The entries below need to be written out exactly, with no pictures included.
--- start of Material for the task ---
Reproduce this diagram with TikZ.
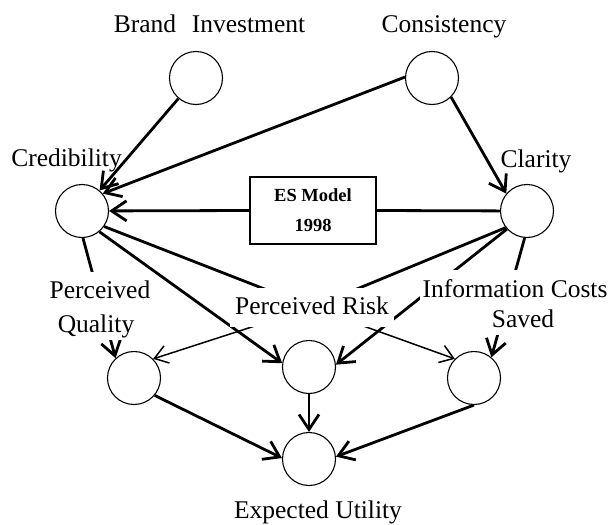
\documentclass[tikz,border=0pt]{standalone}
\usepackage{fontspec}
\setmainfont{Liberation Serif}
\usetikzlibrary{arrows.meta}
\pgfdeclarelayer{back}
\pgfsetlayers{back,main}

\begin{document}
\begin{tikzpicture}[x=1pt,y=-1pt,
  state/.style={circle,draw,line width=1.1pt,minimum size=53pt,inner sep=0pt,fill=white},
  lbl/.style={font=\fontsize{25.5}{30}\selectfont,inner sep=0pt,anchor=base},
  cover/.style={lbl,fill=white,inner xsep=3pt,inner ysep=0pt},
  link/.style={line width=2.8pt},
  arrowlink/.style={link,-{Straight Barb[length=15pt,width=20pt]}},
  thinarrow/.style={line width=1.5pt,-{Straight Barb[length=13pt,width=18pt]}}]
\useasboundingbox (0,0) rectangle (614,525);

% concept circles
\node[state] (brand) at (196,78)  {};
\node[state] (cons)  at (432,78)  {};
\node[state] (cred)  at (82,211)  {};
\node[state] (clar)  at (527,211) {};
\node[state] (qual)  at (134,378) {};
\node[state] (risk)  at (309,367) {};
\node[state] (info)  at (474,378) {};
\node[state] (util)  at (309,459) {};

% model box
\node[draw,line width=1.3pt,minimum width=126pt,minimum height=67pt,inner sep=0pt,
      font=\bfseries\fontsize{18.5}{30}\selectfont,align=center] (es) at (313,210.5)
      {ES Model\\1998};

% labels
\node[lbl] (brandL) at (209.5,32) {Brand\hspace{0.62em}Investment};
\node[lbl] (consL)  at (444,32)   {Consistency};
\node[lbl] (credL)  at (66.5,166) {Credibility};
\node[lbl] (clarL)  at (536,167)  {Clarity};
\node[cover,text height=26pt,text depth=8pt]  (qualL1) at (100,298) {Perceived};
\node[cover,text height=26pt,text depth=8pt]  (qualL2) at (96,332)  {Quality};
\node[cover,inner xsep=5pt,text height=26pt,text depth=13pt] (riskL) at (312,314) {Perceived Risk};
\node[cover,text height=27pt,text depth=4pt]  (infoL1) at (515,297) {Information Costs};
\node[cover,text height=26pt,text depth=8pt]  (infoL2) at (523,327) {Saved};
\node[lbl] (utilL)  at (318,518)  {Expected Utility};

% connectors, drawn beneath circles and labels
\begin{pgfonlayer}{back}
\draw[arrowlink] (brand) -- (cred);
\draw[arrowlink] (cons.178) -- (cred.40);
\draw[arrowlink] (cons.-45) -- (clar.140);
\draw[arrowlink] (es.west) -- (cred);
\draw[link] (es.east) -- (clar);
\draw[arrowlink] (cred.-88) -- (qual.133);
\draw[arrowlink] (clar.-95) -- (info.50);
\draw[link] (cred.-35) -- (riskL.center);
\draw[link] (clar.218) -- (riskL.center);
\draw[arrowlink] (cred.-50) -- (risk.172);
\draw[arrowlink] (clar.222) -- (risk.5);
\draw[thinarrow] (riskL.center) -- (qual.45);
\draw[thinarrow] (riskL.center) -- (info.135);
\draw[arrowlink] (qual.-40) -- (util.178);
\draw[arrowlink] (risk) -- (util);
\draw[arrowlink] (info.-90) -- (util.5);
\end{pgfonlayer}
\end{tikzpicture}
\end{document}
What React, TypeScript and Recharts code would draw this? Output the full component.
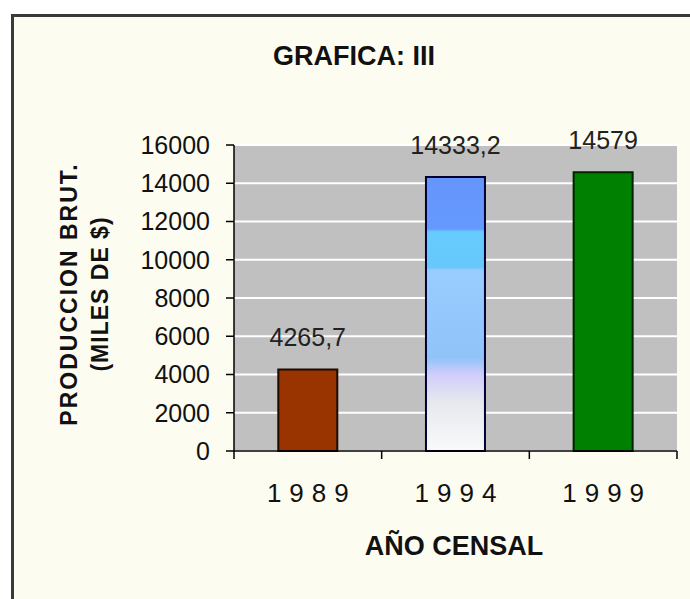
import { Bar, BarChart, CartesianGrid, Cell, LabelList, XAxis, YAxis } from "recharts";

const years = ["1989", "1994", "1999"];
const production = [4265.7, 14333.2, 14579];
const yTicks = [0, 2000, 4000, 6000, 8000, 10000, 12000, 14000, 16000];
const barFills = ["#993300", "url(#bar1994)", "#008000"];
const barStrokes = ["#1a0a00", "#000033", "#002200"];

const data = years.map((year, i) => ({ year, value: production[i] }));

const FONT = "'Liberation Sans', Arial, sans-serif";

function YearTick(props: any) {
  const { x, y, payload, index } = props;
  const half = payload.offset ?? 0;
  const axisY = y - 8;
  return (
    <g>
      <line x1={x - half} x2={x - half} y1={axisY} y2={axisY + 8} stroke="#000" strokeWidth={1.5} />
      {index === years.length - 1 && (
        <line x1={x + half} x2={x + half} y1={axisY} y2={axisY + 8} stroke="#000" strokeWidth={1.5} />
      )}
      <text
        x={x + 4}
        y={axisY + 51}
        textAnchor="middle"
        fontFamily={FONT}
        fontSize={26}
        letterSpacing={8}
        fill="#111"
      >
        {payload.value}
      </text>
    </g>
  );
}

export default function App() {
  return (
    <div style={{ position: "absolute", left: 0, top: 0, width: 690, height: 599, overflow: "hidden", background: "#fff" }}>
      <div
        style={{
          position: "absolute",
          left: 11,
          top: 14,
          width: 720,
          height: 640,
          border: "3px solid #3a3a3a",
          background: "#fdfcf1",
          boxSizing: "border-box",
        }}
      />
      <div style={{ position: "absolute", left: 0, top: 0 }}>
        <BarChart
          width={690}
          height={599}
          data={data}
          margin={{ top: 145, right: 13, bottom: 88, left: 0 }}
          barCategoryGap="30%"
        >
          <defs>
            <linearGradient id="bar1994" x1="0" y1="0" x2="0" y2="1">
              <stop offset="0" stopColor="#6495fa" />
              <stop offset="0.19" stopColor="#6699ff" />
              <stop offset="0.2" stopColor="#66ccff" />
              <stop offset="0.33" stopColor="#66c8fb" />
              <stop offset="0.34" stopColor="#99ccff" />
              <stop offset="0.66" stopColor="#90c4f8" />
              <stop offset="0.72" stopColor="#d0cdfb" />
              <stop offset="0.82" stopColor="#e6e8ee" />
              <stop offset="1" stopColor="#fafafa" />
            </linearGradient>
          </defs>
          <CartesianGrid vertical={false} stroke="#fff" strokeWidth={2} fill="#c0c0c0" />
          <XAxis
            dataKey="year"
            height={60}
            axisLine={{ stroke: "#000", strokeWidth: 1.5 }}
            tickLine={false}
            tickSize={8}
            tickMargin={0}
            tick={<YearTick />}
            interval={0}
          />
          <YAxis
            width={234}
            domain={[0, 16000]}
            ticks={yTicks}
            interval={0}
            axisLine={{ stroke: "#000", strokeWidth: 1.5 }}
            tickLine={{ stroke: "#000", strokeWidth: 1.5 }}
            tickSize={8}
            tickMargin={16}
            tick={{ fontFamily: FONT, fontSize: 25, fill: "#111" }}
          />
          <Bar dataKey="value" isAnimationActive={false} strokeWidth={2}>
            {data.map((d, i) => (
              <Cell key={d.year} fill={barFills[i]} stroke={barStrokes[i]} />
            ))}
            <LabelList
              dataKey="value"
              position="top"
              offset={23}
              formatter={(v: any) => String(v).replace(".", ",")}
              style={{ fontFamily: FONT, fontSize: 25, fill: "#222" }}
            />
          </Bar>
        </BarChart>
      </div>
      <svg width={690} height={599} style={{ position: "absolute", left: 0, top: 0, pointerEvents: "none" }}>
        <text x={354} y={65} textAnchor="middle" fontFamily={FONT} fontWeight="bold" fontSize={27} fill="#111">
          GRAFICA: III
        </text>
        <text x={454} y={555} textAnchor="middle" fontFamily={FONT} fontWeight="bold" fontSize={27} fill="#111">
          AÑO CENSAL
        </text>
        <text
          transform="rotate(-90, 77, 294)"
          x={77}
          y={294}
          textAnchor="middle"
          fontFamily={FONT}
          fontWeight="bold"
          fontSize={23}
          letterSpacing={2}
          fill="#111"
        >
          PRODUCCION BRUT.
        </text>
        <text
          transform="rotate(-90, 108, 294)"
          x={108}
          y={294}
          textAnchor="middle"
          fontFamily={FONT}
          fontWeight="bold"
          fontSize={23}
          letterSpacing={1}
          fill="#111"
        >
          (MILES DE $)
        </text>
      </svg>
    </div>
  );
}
--- end of Material for the task ---
Problem solution.
Reproduce this diagram with TikZ.
\documentclass[tikz,border=0pt]{standalone}
\usepackage{fontspec}
\setmainfont{Liberation Serif}
\usetikzlibrary{arrows.meta}
\pgfdeclarelayer{back}
\pgfsetlayers{back,main}

\begin{document}
\begin{tikzpicture}[x=1pt,y=-1pt,
  state/.style={circle,draw,line width=1.1pt,minimum size=53pt,inner sep=0pt,fill=white},
  lbl/.style={font=\fontsize{25.5}{30}\selectfont,inner sep=0pt,anchor=base},
  cover/.style={lbl,fill=white,inner xsep=3pt,inner ysep=0pt},
  link/.style={line width=2.8pt},
  arrowlink/.style={link,-{Straight Barb[length=15pt,width=20pt]}},
  thinarrow/.style={line width=1.5pt,-{Straight Barb[length=13pt,width=18pt]}}]
\useasboundingbox (0,0) rectangle (614,525);

% concept circles
\node[state] (brand) at (196,78)  {};
\node[state] (cons)  at (432,78)  {};
\node[state] (cred)  at (82,211)  {};
\node[state] (clar)  at (527,211) {};
\node[state] (qual)  at (134,378) {};
\node[state] (risk)  at (309,367) {};
\node[state] (info)  at (474,378) {};
\node[state] (util)  at (309,459) {};

% model box
\node[draw,line width=1.3pt,minimum width=126pt,minimum height=67pt,inner sep=0pt,
      font=\bfseries\fontsize{18.5}{30}\selectfont,align=center] (es) at (313,210.5)
      {ES Model\\1998};

% labels
\node[lbl] (brandL) at (209.5,32) {Brand\hspace{0.62em}Investment};
\node[lbl] (consL)  at (444,32)   {Consistency};
\node[lbl] (credL)  at (66.5,166) {Credibility};
\node[lbl] (clarL)  at (536,167)  {Clarity};
\node[cover,text height=26pt,text depth=8pt]  (qualL1) at (100,298) {Perceived};
\node[cover,text height=26pt,text depth=8pt]  (qualL2) at (96,332)  {Quality};
\node[cover,inner xsep=5pt,text height=26pt,text depth=13pt] (riskL) at (312,314) {Perceived Risk};
\node[cover,text height=27pt,text depth=4pt]  (infoL1) at (515,297) {Information Costs};
\node[cover,text height=26pt,text depth=8pt]  (infoL2) at (523,327) {Saved};
\node[lbl] (utilL)  at (318,518)  {Expected Utility};

% connectors, drawn beneath circles and labels
\begin{pgfonlayer}{back}
\draw[arrowlink] (brand) -- (cred);
\draw[arrowlink] (cons.178) -- (cred.40);
\draw[arrowlink] (cons.-45) -- (clar.140);
\draw[arrowlink] (es.west) -- (cred);
\draw[link] (es.east) -- (clar);
\draw[arrowlink] (cred.-88) -- (qual.133);
\draw[arrowlink] (clar.-95) -- (info.50);
\draw[link] (cred.-35) -- (riskL.center);
\draw[link] (clar.218) -- (riskL.center);
\draw[arrowlink] (cred.-50) -- (risk.172);
\draw[arrowlink] (clar.222) -- (risk.5);
\draw[thinarrow] (riskL.center) -- (qual.45);
\draw[thinarrow] (riskL.center) -- (info.135);
\draw[arrowlink] (qual.-40) -- (util.178);
\draw[arrowlink] (risk) -- (util);
\draw[arrowlink] (info.-90) -- (util.5);
\end{pgfonlayer}
\end{tikzpicture}
\end{document}
What React, TypeScript and Recharts code would draw this? Output the full component.
import { Bar, BarChart, CartesianGrid, Cell, LabelList, XAxis, YAxis } from "recharts";

const years = ["1989", "1994", "1999"];
const production = [4265.7, 14333.2, 14579];
const yTicks = [0, 2000, 4000, 6000, 8000, 10000, 12000, 14000, 16000];
const barFills = ["#993300", "url(#bar1994)", "#008000"];
const barStrokes = ["#1a0a00", "#000033", "#002200"];

const data = years.map((year, i) => ({ year, value: production[i] }));

const FONT = "'Liberation Sans', Arial, sans-serif";

function YearTick(props: any) {
  const { x, y, payload, index } = props;
  const half = payload.offset ?? 0;
  const axisY = y - 8;
  return (
    <g>
      <line x1={x - half} x2={x - half} y1={axisY} y2={axisY + 8} stroke="#000" strokeWidth={1.5} />
      {index === years.length - 1 && (
        <line x1={x + half} x2={x + half} y1={axisY} y2={axisY + 8} stroke="#000" strokeWidth={1.5} />
      )}
      <text
        x={x + 4}
        y={axisY + 51}
        textAnchor="middle"
        fontFamily={FONT}
        fontSize={26}
        letterSpacing={8}
        fill="#111"
      >
        {payload.value}
      </text>
    </g>
  );
}

export default function App() {
  return (
    <div style={{ position: "absolute", left: 0, top: 0, width: 690, height: 599, overflow: "hidden", background: "#fff" }}>
      <div
        style={{
          position: "absolute",
          left: 11,
          top: 14,
          width: 720,
          height: 640,
          border: "3px solid #3a3a3a",
          background: "#fdfcf1",
          boxSizing: "border-box",
        }}
      />
      <div style={{ position: "absolute", left: 0, top: 0 }}>
        <BarChart
          width={690}
          height={599}
          data={data}
          margin={{ top: 145, right: 13, bottom: 88, left: 0 }}
          barCategoryGap="30%"
        >
          <defs>
            <linearGradient id="bar1994" x1="0" y1="0" x2="0" y2="1">
              <stop offset="0" stopColor="#6495fa" />
              <stop offset="0.19" stopColor="#6699ff" />
              <stop offset="0.2" stopColor="#66ccff" />
              <stop offset="0.33" stopColor="#66c8fb" />
              <stop offset="0.34" stopColor="#99ccff" />
              <stop offset="0.66" stopColor="#90c4f8" />
              <stop offset="0.72" stopColor="#d0cdfb" />
              <stop offset="0.82" stopColor="#e6e8ee" />
              <stop offset="1" stopColor="#fafafa" />
            </linearGradient>
          </defs>
          <CartesianGrid vertical={false} stroke="#fff" strokeWidth={2} fill="#c0c0c0" />
          <XAxis
            dataKey="year"
            height={60}
            axisLine={{ stroke: "#000", strokeWidth: 1.5 }}
            tickLine={false}
            tickSize={8}
            tickMargin={0}
            tick={<YearTick />}
            interval={0}
          />
          <YAxis
            width={234}
            domain={[0, 16000]}
            ticks={yTicks}
            interval={0}
            axisLine={{ stroke: "#000", strokeWidth: 1.5 }}
            tickLine={{ stroke: "#000", strokeWidth: 1.5 }}
            tickSize={8}
            tickMargin={16}
            tick={{ fontFamily: FONT, fontSize: 25, fill: "#111" }}
          />
          <Bar dataKey="value" isAnimationActive={false} strokeWidth={2}>
            {data.map((d, i) => (
              <Cell key={d.year} fill={barFills[i]} stroke={barStrokes[i]} />
            ))}
            <LabelList
              dataKey="value"
              position="top"
              offset={23}
              formatter={(v: any) => String(v).replace(".", ",")}
              style={{ fontFamily: FONT, fontSize: 25, fill: "#222" }}
            />
          </Bar>
        </BarChart>
      </div>
      <svg width={690} height={599} style={{ position: "absolute", left: 0, top: 0, pointerEvents: "none" }}>
        <text x={354} y={65} textAnchor="middle" fontFamily={FONT} fontWeight="bold" fontSize={27} fill="#111">
          GRAFICA: III
        </text>
        <text x={454} y={555} textAnchor="middle" fontFamily={FONT} fontWeight="bold" fontSize={27} fill="#111">
          AÑO CENSAL
        </text>
        <text
          transform="rotate(-90, 77, 294)"
          x={77}
          y={294}
          textAnchor="middle"
          fontFamily={FONT}
          fontWeight="bold"
          fontSize={23}
          letterSpacing={2}
          fill="#111"
        >
          PRODUCCION BRUT.
        </text>
        <text
          transform="rotate(-90, 108, 294)"
          x={108}
          y={294}
          textAnchor="middle"
          fontFamily={FONT}
          fontWeight="bold"
          fontSize={23}
          letterSpacing={1}
          fill="#111"
        >
          (MILES DE $)
        </text>
      </svg>
    </div>
  );
}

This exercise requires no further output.